How Big Should a QR Code Be?
Sizing rules, contrast requirements, and material traps to avoid before sending to print.
A QR code that doesn't scan is worse than no QR code at all — it's a broken experience and wasted print budget. Whether you're putting a code on a business card or a highway billboard, the scan success rate is determined by math and contrast, not luck.
The 10:1 rule for sizing
The most common question: "How big should my QR code be?" The answer depends entirely on how far away people will be when they scan it.
The formula
QR Code Size = Scanning Distance ÷ 10
Examples:
- Business card: Held about 10 inches away. (10 ÷ 10 = 1 inch.) Use 1 × 1 inch as a minimum. For vCard codes, use 1.5 inches — they're denser.
- Restaurant table tent: Guest seated, scanning from about 20 inches. (20 ÷ 10 = 2 inches.) The code should be 2 inches wide.
- Storefront poster: Pedestrian on the pavement, scanning from 50 inches away. (50 ÷ 10 = 5 inches.) Code must be at least 5 × 5 inches.
- Highway billboard: Passenger scanning from 60 feet (720 inches). (720 ÷ 10 = 72 inches.) That's a 6-foot square code — which is normal for a billboard format.
Density: the factor the 10:1 rule assumes away
The 10:1 rule works for simple codes like short URLs. The more data you pack into a static code, the more modules (tiny squares) the matrix creates, and the smaller each one gets.
A vCard QR code with a name, title, company, phone, email, and website is significantly denser than a short URL. On a cheap phone camera, those tiny modules can blur together and the scan fails.
Dense code rule
Contrast rules
The scanner reads contrast, not colour.

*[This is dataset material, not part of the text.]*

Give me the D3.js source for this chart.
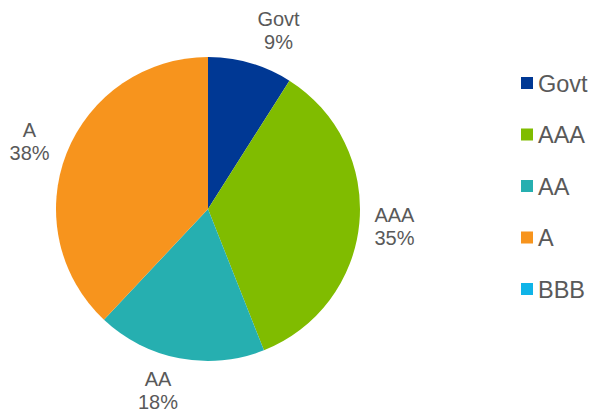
<!DOCTYPE html>
<html>
<head>
<meta charset="utf-8">
<script src="https://cdn.jsdelivr.net/npm/d3@7"></script>
<style>
  html, body { margin: 0; padding: 0; background: #fff; }
  svg { display: block; font-family: "Liberation Sans", Arial, sans-serif; }
</style>
</head>
<body>
<svg id="chart" width="592" height="413"></svg>
<script>
// Portfolio split by credit rating (percent)
const categories = ["Govt", "AAA", "AA", "A", "BBB"];
const values = [9, 35, 18, 38, 0];
const colors = ["#003894", "#80BC00", "#26AFB0", "#F7941D", "#10B4E8"];

const svg = d3.select("#chart");
const cx = 208, cy = 209, radius = 152;

const color = d3.scaleOrdinal().domain(categories).range(colors);
const data = categories.map((c, i) => ({ name: c, value: values[i] }));

const pie = d3.pie().value(d => d.value).sort(null);
const arc = d3.arc().innerRadius(0).outerRadius(radius);
const arcs = pie(data);

const g = svg.append("g").attr("transform", `translate(${cx},${cy})`);
g.selectAll("path")
  .data(arcs.filter(d => d.data.value > 0))
  .join("path")
  .attr("d", arc)
  .attr("fill", d => color(d.data.name));

// Data labels outside each slice, nudged away from the rim
const labelArc = d3.arc().innerRadius(radius + 38).outerRadius(radius + 38);
const labelOffsets = { Govt: [17.5, 11], AAA: [-2.7, 6.6], AA: [-14.4, 1.6], A: [-1.8, 9.4] };
const labels = g.selectAll("text.lbl")
  .data(arcs.filter(d => d.data.value > 0))
  .join("text")
  .attr("class", "lbl")
  .attr("text-anchor", "middle")
  .attr("font-size", 20)
  .attr("fill", "#595959")
  .attr("transform", d => {
    const [x, y] = labelArc.centroid(d);
    const o = labelOffsets[d.data.name] || [0, 0];
    return `translate(${x + o[0]},${y + o[1]})`;
  });
labels.append("tspan").attr("x", 0).attr("y", -11.5).text(d => d.data.name);
labels.append("tspan").attr("x", 0).attr("y", 11.5).text(d => d3.format(".0f")(d.data.value) + "%");

// Legend
const legendY = d3.scalePoint().domain(categories).range([83, 289]);
const legend = svg.append("g").selectAll("g")
  .data(categories)
  .join("g")
  .attr("transform", d => `translate(521,${legendY(d)})`);
legend.append("rect")
  .attr("x", 0).attr("y", -6).attr("width", 12).attr("height", 12)
  .attr("fill", d => color(d));
legend.append("text")
  .attr("x", 17).attr("y", 8.5)
  .attr("font-size", 23.5)
  .attr("fill", "#595959")
  .text(d => d);
</script>
</body>
</html>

It looks for the difference between dark and light areas to identify the finder patterns and decode the data.
✅ Good contrast
- Dark code, light background
- Navy blue on white
- Dark green on pastel yellow
- At least 60% contrast ratio between code and background
❌ Poor contrast
- Inverted: white code on black (high failure on older phones)
- Light grey on white
- Navy blue on black
- Similar colours where edges are hard to find
The quiet zone
The blank border around the code (the "quiet zone") must be at least four modules wide on all four sides. This is specified in ISO 18004. If you place text or graphics right up against the code matrix, the scanner will misread the edges and the scan will fail.